The Botanic Garden is a 10-acre park with a stunning collection of native plants. It’s open daily from 8:30 a.m. to 5:00 p.m. Lush vegetation, works of art and outdoor meeting places are attractions in the Peralta/Hopkins Community Gardens. And the Rose Garden is named after the 3,000 rose bushes and 250 rose varieties it carries on 3.64 acres of lush land. Reservations recommended.
Nature lovers can also visit the Shorebird Nature Center to see a 100-gallon saltwater aquarium with all sorts of sea creatures from the San Francisco Bay area, and the hands-on wildlife exhibits. The Center is open Tuesday to Saturday, 9:00 a.m. to 5:00 p.m.
If visitors are traveling with small children, the Adventure Playground by the Shorebird Nature Center is an ideal location to let children play in the playground’s boats, forts and towers. School year hours are on weekends only 11:00 a.m. to 4:00 p.m. Summer hours on weekdays are 9:00 a.m. to 5:00 p.m. and weekends 11:00 a.m. to 5:00 p.m.
Sports enthusiasts can check out Cal Athletics at #4426, 210 Memorial Stadium. Call for ticket information to see any one of the 27 sports teams compete from August to May of each year.
The Tilden Park Golf Course offers an 18-hold golf course with a driving range and practice green for golfing visitors. Tilden Park also offers a scenic steam train ride 11:00 a.m. to 6:00 p.m. on weekends and holidays (except Thanksgiving and Christmas) year-round. During the summer (June 14 through Labor Day) rides from noon to 5:00 p.m. weekdays are also available. The cost is $1.75 per ride and $7 for a five-ride family ticket. Children under the age of two are free.
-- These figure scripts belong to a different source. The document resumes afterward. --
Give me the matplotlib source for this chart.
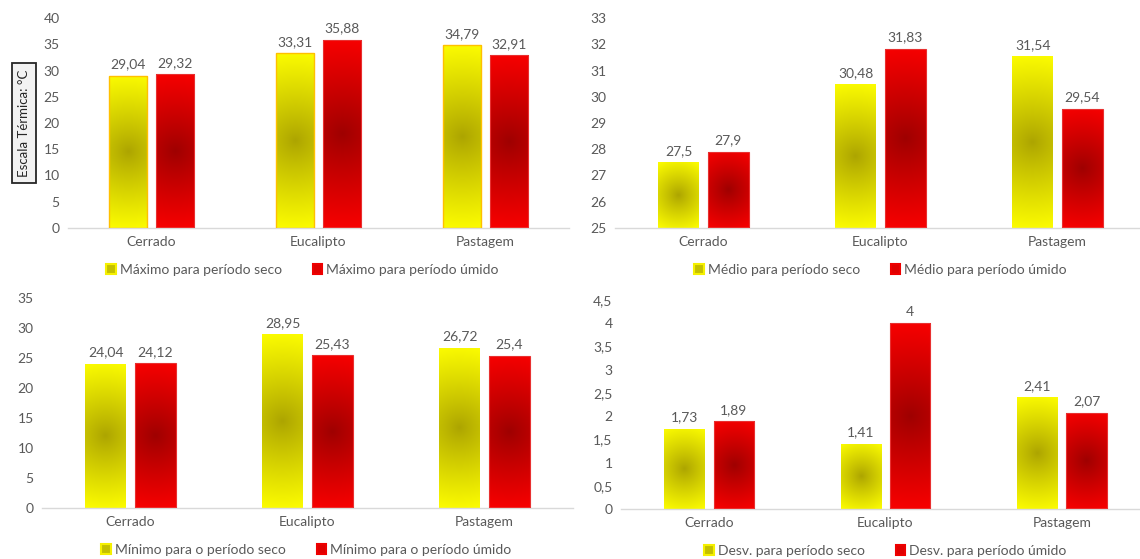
import numpy as np
import matplotlib.pyplot as plt
from matplotlib.patches import Patch

categorias = ["Cerrado", "Eucalipto", "Pastagem"]

maximo_seco = [29.04, 33.31, 34.79]
maximo_umido = [29.32, 35.88, 32.91]
medio_seco = [27.5, 30.48, 31.54]
medio_umido = [27.9, 31.83, 29.54]
minimo_seco = [24.04, 28.95, 26.72]
minimo_umido = [24.12, 25.43, 25.4]
desv_seco = [1.73, 1.41, 2.41]
desv_umido = [1.89, 4.0, 2.07]

plt.rcParams["font.family"] = ["Lato", "DejaVu Sans"]
TXT = "#595959"

AMARELO = (np.array([252, 252, 0]) / 255, np.array([172, 164, 0]) / 255)
VERMELHO = (np.array([248, 0, 0]) / 255, np.array([158, 0, 0]) / 255)


def rotulo(v):
    return f"{v:g}".replace(".", ",")


def gradiente(ax, barras, cores):
    # preenchimento radial em pixels: centro escuro, cantos claros
    borda, centro = cores
    fig = ax.figure
    fig.canvas.draw()
    for b in barras:
        x0, y0 = b.get_x(), b.get_y()
        w, h = b.get_width(), b.get_height()
        (px0, py0), (px1, py1) = ax.transData.transform([(x0, y0), (x0 + w, y0 + h)])
        wp, hp = abs(px1 - px0), abs(py1 - py0)
        nx, ny = max(int(wp), 2), max(int(hp), 2)
        xx, yy = np.meshgrid(np.linspace(-wp / 2, wp / 2, nx),
                             np.linspace(-hp / 2, hp / 2, ny))
        r = np.clip(np.hypot(xx, yy) / np.hypot(wp / 2, hp / 2), 0, 1) ** 0.9
        img = centro[None, None, :] + (borda - centro)[None, None, :] * r[..., None]
        im = ax.imshow(img, extent=[x0, x0 + w, y0, y0 + h], aspect="auto",
                       origin="lower", zorder=2, interpolation="bilinear")
        im.set_clip_path(b)


def painel(ax, seco, umido, ylim, ticks, fmt, leg, ancora, borda_amarela=False):
    x = np.arange(len(categorias))
    w, d = 0.23, 0.14
    ec_a = "#ffc000" if borda_amarela else "none"
    base = ylim[0]
    b1 = ax.bar(x - d, np.array(seco) - base, w, bottom=base, facecolor="none",
                edgecolor=ec_a, linewidth=1.0, zorder=3)
    b2 = ax.bar(x + d, np.array(umido) - base, w, bottom=base, facecolor="none",
                edgecolor="#e83030", linewidth=0.8, zorder=3)
    ax.set_xlim(-0.5, 2.5)
    ax.set_ylim(*ylim)
    gradiente(ax, b1, AMARELO)
    gradiente(ax, b2, VERMELHO)
    ax.set_xlim(-0.5, 2.5)
    ax.set_ylim(*ylim)
    off = (ylim[1] - ylim[0]) * 0.025
    for xi, v in zip(x - d, seco):
        ax.text(xi, v + off, rotulo(v), ha="center", va="bottom", fontsize=10, color=TXT)
    for xi, v in zip(x + d, umido):
        ax.text(xi, v + off, rotulo(v), ha="center", va="bottom", fontsize=10, color=TXT)
    ax.set_yticks(ticks)
    ax.set_yticklabels([fmt(t) for t in ticks])
    ax.set_xticks(x)
    ax.set_xticklabels(categorias)
    ax.tick_params(length=0, labelsize=10, labelcolor=TXT, pad=6)
    for s in ["top", "right", "left"]:
        ax.spines[s].set_visible(False)
    ax.spines["bottom"].set_color("#d9d9d9")
    ax.spines["bottom"].set_linewidth(1)
    h = [Patch(facecolor="#c4c000", edgecolor="#f5f000", linewidth=1.5),
         Patch(facecolor="#e00000", edgecolor="#ee0000", linewidth=1.5)]
    ax.legend(h, leg, loc="center", bbox_to_anchor=(ancora, -0.2), ncol=2,
              frameon=False, fontsize=10, labelcolor=TXT, handlelength=0.7,
              handleheight=0.7, handletextpad=0.3, columnspacing=2.2)


fig = plt.figure(figsize=(11.4, 5.59), dpi=100)
W, H = 1140, 559


def eixo(x0, x1, ytop, ybot):
    return fig.add_axes([x0 / W, 1 - ybot / H, (x1 - x0) / W, (ybot - ytop) / H])


inteiro = lambda t: f"{t:g}"

ax1 = eixo(68, 569, 18, 228)
painel(ax1, maximo_seco, maximo_umido, (0, 40), range(0, 41, 5), inteiro,
       ["Máximo para período seco", "Máximo para período úmido"], 0.468, True)

ax2 = eixo(615, 1146, 18, 228)
painel(ax2, medio_seco, medio_umido, (25, 33), range(25, 34), inteiro,
       ["Médio para período seco", "Médio para período úmido"], 0.50)

ax3 = eixo(42, 573, 298, 508)
painel(ax3, minimo_seco, minimo_umido, (0, 35), range(0, 36, 5), inteiro,
       ["Mínimo para o período seco", "Mínimo para o período úmido"], 0.498)

ax4 = eixo(621, 1150, 300, 509)
painel(ax4, desv_seco, desv_umido, (0, 4.5), np.arange(0, 4.6, 0.5), rotulo,
       ["Desv. para período seco", "Desv. para período úmido"], 0.50)

fig.text(24 / W, 1 - 123 / H, "Escala Térmica: °C", rotation=90, ha="center",
         va="center", fontsize=9.5, color="#262626",
         bbox=dict(boxstyle="square,pad=0.45", facecolor="#f2f2f2",
                   edgecolor="#262626", linewidth=1.3))

fig.savefig("out.png", dpi=100)
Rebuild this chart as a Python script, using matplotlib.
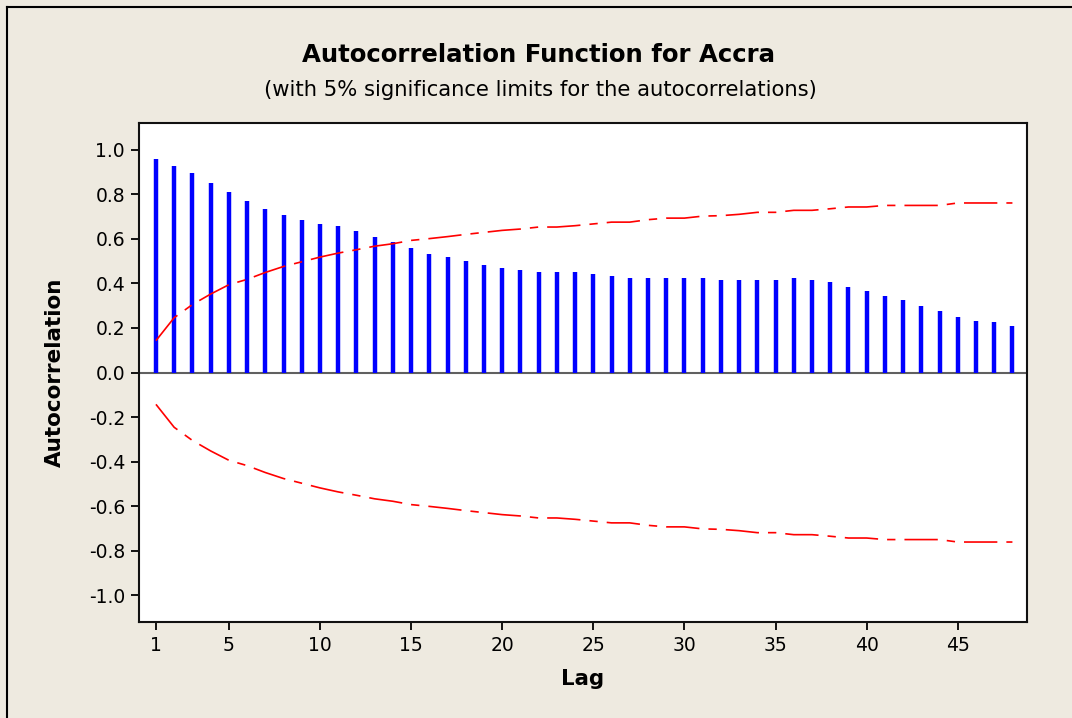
import matplotlib
matplotlib.use("Agg")
import matplotlib.pyplot as plt
from matplotlib.lines import Line2D

lags = list(range(1, 49))
acf = [0.960, 0.927, 0.894, 0.852, 0.810, 0.768, 0.735, 0.709, 0.685, 0.668,
       0.659, 0.634, 0.610, 0.584, 0.559, 0.533, 0.517, 0.500, 0.484, 0.467,
       0.458, 0.449, 0.449, 0.449, 0.442, 0.434, 0.425, 0.425, 0.425, 0.425,
       0.425, 0.417, 0.417, 0.417, 0.417, 0.425, 0.417, 0.408, 0.384, 0.367,
       0.342, 0.324, 0.300, 0.274, 0.249, 0.232, 0.225, 0.207]
sig_limit = [0.143, 0.246, 0.305, 0.352, 0.394, 0.418, 0.449, 0.476, 0.497, 0.518,
             0.536, 0.551, 0.567, 0.578, 0.593, 0.601, 0.610, 0.620, 0.629, 0.638,
             0.644, 0.653, 0.653, 0.659, 0.667, 0.675, 0.675, 0.686, 0.693, 0.693,
             0.702, 0.704, 0.710, 0.719, 0.719, 0.728, 0.728, 0.735, 0.743, 0.743,
             0.750, 0.750, 0.750, 0.750, 0.761, 0.761, 0.761, 0.761]
xticks = [1, 5, 10, 15, 20, 25, 30, 35, 40, 45]
yticks = [-1.0, -0.8, -0.6, -0.4, -0.2, 0.0, 0.2, 0.4, 0.6, 0.8, 1.0]

plt.rcParams['font.family'] = ['DejaVu Sans']
plt.rcParams['lines.scale_dashes'] = False

bg = '#EEEAE0'
fig = plt.figure(figsize=(10.72, 7.18), dpi=100, facecolor=bg)
ax = fig.add_axes([139/1072, 1-622/718, (1027-139)/1072, (622-123)/718])
ax.set_facecolor('white')

ax.axhline(0, color='#606060', lw=1.5, zorder=1)
ax.vlines(lags, 0, acf, colors='#0000FF', lw=3.2, zorder=2)
dash = (0, (24, 6.5, 6, 6.5))
ax.plot(lags, sig_limit, color='#FF0000', lw=1.2, linestyle=dash, zorder=3)
ax.plot(lags, [-v for v in sig_limit], color='#FF0000', lw=1.2, linestyle=dash, zorder=3)

ax.set_xlim(0.07, 48.8)
ax.set_ylim(-1.12, 1.12)
ax.set_xticks(xticks)
ax.set_xticklabels([str(t) for t in xticks])
ax.set_yticks(yticks)
ax.set_yticklabels([f"{t:.1f}" for t in yticks])
ax.tick_params(direction='out', length=6, width=1.3, labelsize=13.5, colors='black', pad=4)
for s in ax.spines.values():
    s.set_linewidth(1.5)
    s.set_color('#111111')

ax.set_xlabel('Lag', fontsize=15.3, fontweight='bold', labelpad=10)
ax.set_ylabel('Autocorrelation', fontsize=15.5, fontweight='bold', labelpad=17)

fig.text(539/1072, 1-55/718, 'Autocorrelation Function for Accra', ha='center', va='center',
         fontsize=17.6, fontweight='bold')
fig.text(540/1072, 1-90/718, '(with 5% significance limits for the autocorrelations)',
         ha='center', va='center', fontsize=15.2)

# outer frame (left and top edges visible)
fig.add_artist(Line2D([7/1072, 7/1072], [0, 1-7/718], transform=fig.transFigure, color='black', lw=1.5))
fig.add_artist(Line2D([7/1072, 1], [1-7/718, 1-7/718], transform=fig.transFigure, color='black', lw=1.5))

fig.savefig('out.png', dpi=100, facecolor=bg)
Berkeley is bustling with arts entertainment. Dance the night away to live world music at Ashkenaz Music and Dance Community Center at 1317 San Pablo Avenue. Theater lovers can check out live acting shows at the Aurora Theater Center at 2081 Addison Street or the Berkeley Repertory Theater at 2025 Addison Street. See quality dance at the Julia Morgan Center for Arts at 2640 College Avenue.
Enjoy multicultural arts at the La Pena Cultural Center (3105 Shattuck Avenue) or fine arts at Expressions Gallery at 2035 Ashley Avenue. Expressions Gallery also has floral art displays.
Berkeley is divided into four main geographic regions: West Berkeley, North Berkeley and Berkeley Hills, Central, and South Berkeley, and Campus and Elmwood.
Approximately 31,000 people live in Campus and Elmwood. This region is 2.5 square miles. Central and South Berkeley is two square miles and is the home to about 26,000 people. It is home to the popular International Food Market located at the intersection of University Avenue and San Pablo Avenue.
North Berkeley and Berkeley Hills is three square miles and home to approximately 29,000 people.
Approximately 17,000 people live in the 2.5 square miles of West Berkeley. West Berkeley works with Central and South Berkeley to organize and maintain the International Food Market, which features ten independently owned food markets.